Reductionism makes us see technological wizardry as the product of humanity, not the gift of divinity. However, all technological products that humanity has developed – be they planes for commuting or phones for communicating – are based on pre-existing natural principles such as the laws of motion or the semiconductor effect. And these natural principles don’t originate in human intelligence; they originate ultimately in God’s intelligence. Therefore, for the discerning observer, every technological success is not just a testimony to human intelligence but also a tribute to divine intelligence.
To cultivate such discernment, we need to perform the conscious austerity of fixing our mind on God through direct devotional practices such as meditation and scriptural study. When we habituate ourselves to such direct God consciousness, we will be able to see the spiritual underlying the technological, thereby protecting ourselves from complacency.
Spiritualization, not rejection
Bhakti asks not for the rejection of the world but its connection with its source. While some renouncer traditions do see the world primarily as a place of entanglement, the bhakti tradition sees it more positively – as a resource to serve him. Everything material and spiritual comes from God, so it is intrinsically connected with him as his energy and is meant to be used in his service.
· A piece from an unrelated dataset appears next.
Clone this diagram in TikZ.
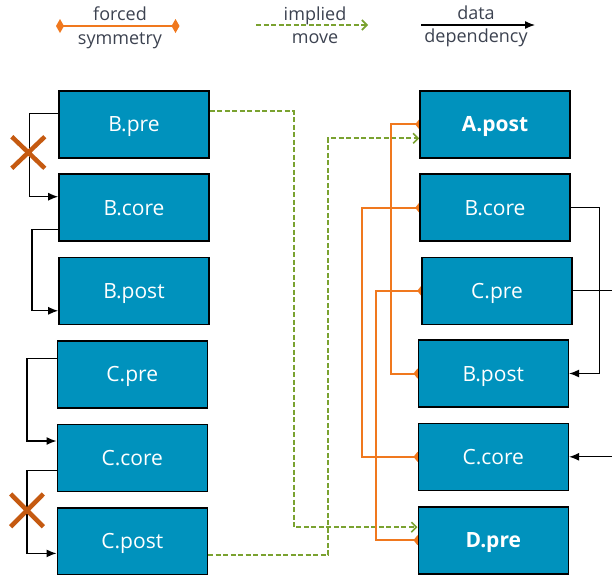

Accordingly, the bhakti tradition doesn’t romanticize adversity or demonize prosperity – it urges us to utilize whatever circumstance we find ourselves in. Adversity in and of itself is not spiritually beneficial; extreme adversity can make both basic material subsistence and basic spiritual practice difficult. And prosperity in and of itself is not spiritually harmful; a reliable and comfortable provision of material needs can free the mind from survival anxiety to ponder higher spiritual truths and ultimately the highest spiritual truth God.
Though the kingdom had induced forgetfulness in Sugriva, none of his counselors asked him to renounce it. Instead, they asked him to revive his remembrance of Rama’s benedictions and render practical service to him. Similarly, we can see whatever comforts we have as God’s gifts. Rather than seeing them as agents of temptation and illusion, we can see them as expressions of God’s kindness and thus feel inspired to serve him better. We can think, “As God has given me such a comfortable situation in which to serve him, let me increase and intensify my service to him: increase in quantity by using these resources to spread his glories, and intensify in quality by cherishing his remembrance more.”
Tara, Hanuman and Lakshmana all reminded Sugriva of his obligation and helped him correct his deviation. Similarly, we too need friends and guides who can remind us of our obligation to the Lord, especially when we start deviating from it.
Spiritual association is vital for preserving our sense of devotional purposefulness. To the extent we keep ourselves in such association and hear spiritual messages therein – as did Sugriva – to that extent we will be safe, even if we are amidst worldly comforts. We won’t be caught by the material, but will see beyond the material to the supreme spiritual reality, the Lord of our heart, thus staying connected with him. And that inner connection is life’s supreme comfort, the one comfort that will never become pale and stale, the one comfort that will always shelter us, and the one comfort that far from breeding complacency will raise our devotion to greater fervency.